Inizio a correre come un matto, senza mai voltarmi fino in fondo al vallone del Menouve. Qui ho 20 minuti di vantaggio, ma ancora non sono contento. Testa bassa, l’unico rumore che sento è quello del mio respiro, fino alla base vita di Saint Rhemy. Ormai la mia mente è proiettata verso un unico obiettivo, il record. Gli ultimi 30 chilometri sono incredibili, viaggio a una velocità che non avrei mai immaginato dopo 300 chilometri. Mi sento fresco e sembra quasi di non averli sulle gambe. Sotto al diluvio arrivo al Malatrà. Mi fermo giusto il tempo di una foto, poi via. Sento la pioggia ticchettare sul guscio leggero, le gambe sono fresche, il terreno scivoloso. Per scaramanzia non guardo l’orologio, ma continuo a spingere come non ho mai fatto prima fino alle vie di Courmayeur. Solo qui abbasso gli occhi e controllo il tempo.
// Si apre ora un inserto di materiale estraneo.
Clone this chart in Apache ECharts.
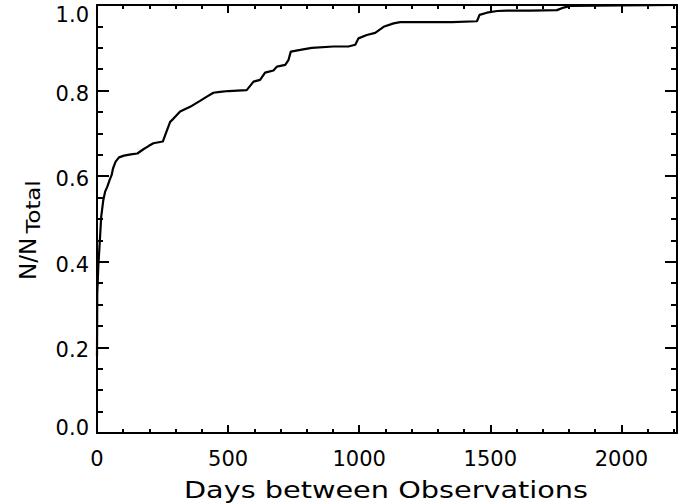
<!DOCTYPE html>
<html>
<head>
<meta charset="utf-8">
<script src="https://cdn.jsdelivr.net/npm/echarts@6/dist/echarts.min.js"></script>
<style>html,body{margin:0;padding:0;background:#fff}#c{width:692px;height:504px}</style>
</head>
<body>
<div id="c"></div>
<script>
// Data (cumulative fraction vs. days between observations)
var days = [0, 1, 5, 11, 16, 24, 31, 39, 48, 56, 61, 71, 84, 103, 129, 154, 177, 198, 215, 251, 260, 279, 291, 317, 355, 393, 419, 444, 469, 501, 571, 584, 597, 622, 641, 673, 686, 718, 730, 739, 775, 819, 902, 959, 985, 997, 1029, 1061, 1093, 1131, 1156, 1208, 1354, 1449, 1459, 1487, 1526, 1564, 1653, 1754, 1780, 1805, 2000, 2212];
var frac = [0.18, 0.326, 0.389, 0.451, 0.505, 0.544, 0.564, 0.575, 0.591, 0.603, 0.618, 0.634, 0.644, 0.648, 0.651, 0.653, 0.663, 0.671, 0.677, 0.681, 0.696, 0.727, 0.734, 0.751, 0.762, 0.776, 0.786, 0.795, 0.797, 0.799, 0.801, 0.811, 0.821, 0.825, 0.842, 0.847, 0.856, 0.860, 0.871, 0.891, 0.895, 0.900, 0.903, 0.903, 0.907, 0.922, 0.930, 0.935, 0.949, 0.957, 0.960, 0.960, 0.960, 0.962, 0.977, 0.982, 0.986, 0.987, 0.987, 0.988, 0.994, 0.998, 0.999, 1.0];
var xMin = 0, xMax = 2212, xMajor = 500, xMinor = 100;
var yMin = 0, yMax = 1, yMajor = 0.2;
var xTitle = 'Days between Observations';
var yTitleMain = 'N/N';
var yTitleSub = 'Total';

var FONT = '"DejaVu Sans", sans-serif';
var chart = echarts.init(document.getElementById('c'), null, {renderer: 'svg'});
var pts = days.map(function (d, i) { return [d, frac[i]]; });

function xAx(pos, interval, len, labels, line) {
  return {
    type: 'value', position: pos, min: xMin, max: xMax, interval: interval,
    axisLine: {show: line, onZero: false, lineStyle: {color: '#000', width: 2}},
    axisTick: {show: true, inside: true, length: len, lineStyle: {color: '#000', width: 2}},
    axisLabel: {show: labels, color: '#000', fontSize: 21, fontFamily: FONT, margin: 15,
      showMaxLabel: false, formatter: function (v) { return String(v); }},
    splitLine: {show: false}
  };
}
function yAx(pos, labels) {
  return {
    type: 'value', position: pos, min: yMin, max: yMax, interval: yMajor,
    axisLine: {show: true, onZero: false, lineStyle: {color: '#000', width: 2}},
    axisTick: {show: true, inside: true, length: 12, lineStyle: {color: '#000', width: 2}},
    minorTick: {show: true, splitNumber: 4, length: 6, lineStyle: {color: '#000', width: 2}},
    axisLabel: {show: labels, color: '#000', margin: 8,
      formatter: function (v) {
        var s = v.toFixed(1);
        if (v === 1) return '{t|' + s + '}';
        if (v === 0) return '{b|' + s + '}';
        return '{n|' + s + '}';
      },
      rich: {
        t: {fontSize: 21, fontFamily: FONT, color: '#000', padding: [19, 0, 0, 0]},
        b: {fontSize: 21, fontFamily: FONT, color: '#000', padding: [0, 0, 11, 0]},
        n: {fontSize: 21, fontFamily: FONT, color: '#000', padding: [6, 0, 0, 0]}
      }},
    splitLine: {show: false}
  };
}

chart.setOption({
  animation: false,
  backgroundColor: '#fff',
  grid: {left: 97, right: 15, top: 5, bottom: 71, containLabel: false},
  xAxis: [
    xAx('bottom', xMajor, 8, true, true),
    xAx('bottom', xMinor, 4, false, false),
    xAx('top', xMajor, 8, false, true),
    xAx('top', xMinor, 4, false, false)
  ],
  yAxis: [yAx('left', true), yAx('right', false)],
  series: [{
    type: 'line', xAxisIndex: 0, yAxisIndex: 0, data: pts,
    showSymbol: false, symbol: 'none',
    lineStyle: {color: '#000', width: 2.2}, z: 3
  }],
  graphic: [
    {type: 'text', x: 386, y: 490, scaleX: 1.25,
      style: {text: xTitle, fontSize: 23, fontFamily: FONT, fill: '#000', align: 'center', verticalAlign: 'middle'}},
    {type: 'text', x: 28, y: 259, rotation: Math.PI / 2,
      style: {text: yTitleMain, fontSize: 23, fontFamily: FONT, fill: '#000', align: 'center', verticalAlign: 'middle'}},
    {type: 'text', x: 34, y: 207, rotation: Math.PI / 2, scaleX: 1.2,
      style: {text: yTitleSub, fontSize: 19, fontFamily: FONT, fill: '#000', align: 'center', verticalAlign: 'middle'}}
  ]
});
</script>
</body>
</html>
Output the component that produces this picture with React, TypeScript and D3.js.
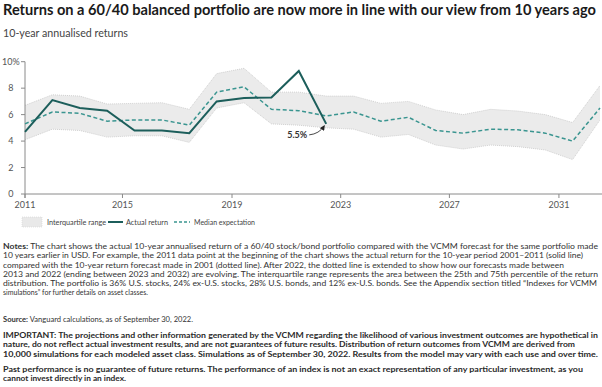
import React from "react";
import * as d3 from "d3";

const W = 602;
const H = 387;

const actualYears = [2011, 2012, 2013, 2014, 2015, 2016, 2017, 2018, 2019, 2020, 2021, 2022];
const actualValues = [4.7, 7.1, 6.5, 6.3, 4.8, 4.8, 4.6, 7.0, 7.25, 7.3, 9.3, 5.3];

const forecastYears = [2011, 2012, 2013, 2014, 2015, 2016, 2017, 2018, 2019, 2020, 2021, 2022, 2023, 2024, 2025, 2026, 2027, 2028, 2029, 2030, 2031, 2032];
const medianValues = [5.3, 6.2, 6.1, 5.5, 5.6, 5.6, 5.2, 7.7, 8.1, 6.4, 6.3, 5.9, 6.2, 5.5, 5.8, 4.8, 4.6, 4.9, 4.85, 4.6, 4.0, 6.5];
const upperValues = [6.7, 7.5, 7.4, 6.8, 6.85, 6.9, 6.4, 9.1, 9.5, 7.7, 7.7, 7.4, 7.4, 6.85, 7.0, 6.35, 6.0, 6.4, 6.27, 6.0, 5.4, 8.2];
const lowerValues = [4.1, 4.9, 4.8, 4.3, 4.4, 4.4, 3.9, 6.5, 6.9, 5.3, 5.2, 5.0, 4.9, 4.3, 4.5, 3.7, 3.4, 3.7, 3.58, 3.33, 2.6, 5.6];

const yTicks = [0, 2, 4, 6, 8, 10];
const xTickValues = [2011, 2014.56, 2018.56, 2022.53, 2026.5, 2030.5];
const xTickLabels = ["2011", "2015", "2019", "2023", "2027", "2031"];

const title = "Returns on a 60/40 balanced portfolio are now more in line with our view from 10 years ago";
const subtitle = "10-year annualised returns";
const annotation = "5.5%";
const legendLabels = ["Interquartile range", "Actual return", "Median expectation"];

const notesLines: [string, string, number][] = [
  ["Notes:", " The chart shows the actual 10-year annualised return of a 60/40 stock/bond portfolio compared with the VCMM forecast for the same portfolio made", 595],
  ["", "10 years earlier in USD. For example, the 2011 data point at the beginning of the chart shows the actual return for the 10-year period 2001–2011 (solid line)", 580],
  ["", "compared with the 10-year return forecast made in 2001 (dotted line). After 2022, the dotted line is extended to show how our forecasts made between", 561],
  ["", "2013 and 2022 (ending between 2023 and 2032) are evolving. The interquartile range represents the area between the 25th and 75th percentile of the return", 595],
  ["", "distribution. The portfolio is 36% U.S. stocks, 24% ex-U.S. stocks, 28% U.S. bonds, and 12% ex-U.S. bonds. See the Appendix section titled \u201cIndexes for VCMM", 594],
  ["", "simulations\u201d for further details on asset classes.", 145],
];
const sourceLine: [string, string, number] = ["Source:", " Vanguard calculations, as of September 30, 2022.", 190];
const importantLines: [string, number][] = [
  ["IMPORTANT: The projections and other information generated by the VCMM regarding the likelihood of various investment outcomes are hypothetical in", 595],
  ["nature, do not reflect actual investment results, and are not guarantees of future results. Distribution of return outcomes from VCMM are derived from", 572],
  ["10,000 simulations for each modeled asset class. Simulations as of September 30, 2022. Results from the model may vary with each use and over time.", 595],
];
const pastLines: [string, number][] = [
  ["Past performance is no guarantee of future returns. The performance of an index is not an exact representation of any particular investment, as you", 580],
  ["cannot invest directly in an index.", 123],
];

const FONT = "Lato, 'Open Sans', sans-serif";
const SOLID = "#1c5e5b";
const DASH = "#3a9590";

export default function App() {
  const x = d3.scaleLinear().domain([2011, 2032]).range([25, 600]);
  const y = d3.scaleLinear().domain([0, 10]).range([194, 61.7]);

  const area = d3
    .area<number>()
    .x((_, i) => x(forecastYears[i]))
    .y0((_, i) => y(lowerValues[i]))
    .y1((_, i) => y(upperValues[i]));
  const bandLine = (vals: number[]) =>
    d3.line<number>().x((_, i) => x(forecastYears[i])).y((d) => y(d))(vals) || "";
  const actualLine =
    d3.line<number>().x((_, i) => x(actualYears[i])).y((d) => y(d))(actualValues) || "";
  const medianLine = bandLine(medianValues);

  const endX = x(actualYears[actualYears.length - 1]);
  const endY = y(actualValues[actualValues.length - 1]);

  const noteY0 = 249;
  const noteStep = 9.25;

  return (
    <svg
      width={W}
      height={H}
      style={{ position: "absolute", left: 0, top: 0, background: "#fff" }}
      fontFamily={FONT}
    >
      <defs>
        <marker id="arr" viewBox="0 0 10 10" refX="8" refY="5" markerWidth="6" markerHeight="6" orient="auto">
          <path d="M0,0 L10,5 L0,10 z" fill="#222" />
        </marker>
      </defs>
      <text x={3} y={15} fontSize={14.5} fontWeight={700} fill="#1a1a1a" textLength={593} lengthAdjust="spacingAndGlyphs">
        {title}
      </text>
      <text x={3} y={37} fontSize={11} fill="#444" textLength={125} lengthAdjust="spacingAndGlyphs">
        {subtitle}
      </text>

      {/* band */}
      <path d={area(upperValues) || ""} fill="#ebebeb" />
      <path d={bandLine(upperValues)} fill="none" stroke="#c8c8c8" strokeWidth={0.8} strokeDasharray="1,1" />
      <path d={bandLine(lowerValues)} fill="none" stroke="#c8c8c8" strokeWidth={0.8} strokeDasharray="1,1" />

      {/* axes */}
      <line x1={x(2011)} x2={W} y1={y(0)} y2={y(0)} stroke="#8a8a8a" strokeWidth={1} />
      <line x1={x(2011)} x2={x(2011)} y1={y(10)} y2={y(0) + 4} stroke="#8a8a8a" strokeWidth={1} />
      {yTicks.map((t) => (
        <g key={t}>
          <line x1={x(2011) - 4} x2={x(2011)} y1={y(t)} y2={y(t)} stroke="#8a8a8a" strokeWidth={1} />
          <text x={t === 10 ? 12.5 : 13.5} y={y(t) + 3.3} fontSize={9} fill="#555" textAnchor="end">
            {t}
          </text>
          {t === 10 && (
            <text x={12.5} y={y(t) + 3.3} fontSize={9} fill="#555">
              %
            </text>
          )}
        </g>
      ))}
      {xTickValues.map((t, i) => (
        <g key={t}>
          <line x1={x(t)} x2={x(t)} y1={y(0)} y2={y(0) + 4} stroke="#8a8a8a" strokeWidth={1} />
          <text x={x(t)} y={208} fontSize={9} fill="#555" textAnchor="middle">
            {xTickLabels[i]}
          </text>
        </g>
      ))}

      {/* lines */}
      <path d={medianLine} fill="none" stroke={DASH} strokeWidth={1.5} strokeDasharray="4,2.5" />
      <path d={actualLine} fill="none" stroke={SOLID} strokeWidth={2} strokeLinejoin="miter" />

      {/* annotation */}
      <text x={endX - 19} y={endY + 14} fontSize={9} fontWeight={700} fill="#333" textAnchor="end">
        {annotation}
      </text>
      <path
        d={`M${endX - 17},${endY + 11} Q${endX - 7},${endY + 10} ${endX - 2},${endY + 2}`}
        fill="none"
        stroke="#333"
        strokeWidth={0.9}
        markerEnd="url(#arr)"
      />

      {/* legend */}
      <rect x={22} y={217} width={20} height={10} fill="#e9e9e9" stroke="#d4d4d4" strokeWidth={0.6} strokeDasharray="1,1" />
      <text x={47} y={225} fontSize={8.3} fill="#444" textLength={59} lengthAdjust="spacingAndGlyphs">{legendLabels[0]}</text>
      <line x1={108} x2={123} y1={222} y2={222} stroke={SOLID} strokeWidth={2} />
      <text x={126} y={225} fontSize={8.3} fill="#444" textLength={42} lengthAdjust="spacingAndGlyphs">{legendLabels[1]}</text>
      <line x1={174} x2={190} y1={222} y2={222} stroke={DASH} strokeWidth={1.5} strokeDasharray="3,2" />
      <text x={194} y={225} fontSize={8.3} fill="#444" textLength={61} lengthAdjust="spacingAndGlyphs">{legendLabels[2]}</text>

      {/* notes */}
      {notesLines.map(([b, r, len], i) => (
        <text key={i} x={3} y={noteY0 + i * noteStep} fontSize={8.3} fill="#333" textLength={len} lengthAdjust="spacingAndGlyphs">
          {b && <tspan fontWeight={700}>{b}</tspan>}
          <tspan>{r}</tspan>
        </text>
      ))}
      <text x={3} y={322} fontSize={8.3} fill="#333" textLength={sourceLine[2]} lengthAdjust="spacingAndGlyphs">
        <tspan fontWeight={700}>{sourceLine[0]}</tspan>
        <tspan>{sourceLine[1]}</tspan>
      </text>
      {importantLines.map(([t, len], i) => (
        <text key={i} x={3} y={338 + i * 9.25} fontSize={8.3} fontWeight={700} fill="#2a2a2a" textLength={len} lengthAdjust="spacingAndGlyphs">
          {t}
        </text>
      ))}
      {pastLines.map(([t, len], i) => (
        <text key={i} x={3} y={371.5 + i * 9.5} fontSize={8.3} fontWeight={700} fill="#2a2a2a" textLength={len} lengthAdjust="spacingAndGlyphs">
          {t}
        </text>
      ))}
    </svg>
  );
}
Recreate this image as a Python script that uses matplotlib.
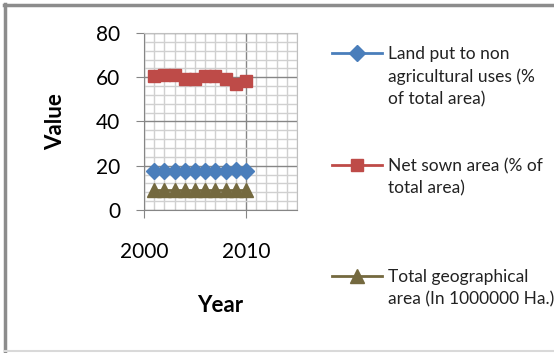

Sono le 4.43 del mattino e la raffinata Courmayeur ancora dorme un sonno profondo quando fermo il cronometro. 66 ore 43 minuti e 57 secondi, il nuovo record del Tor. Sdraiato a terra, piango e rido mentre le goccioline di acqua mi bagnano delicatamente il viso. Il cuore va a mille, tremo d’adrenalina. Non riesco a raccontarlo, non ne sono capace.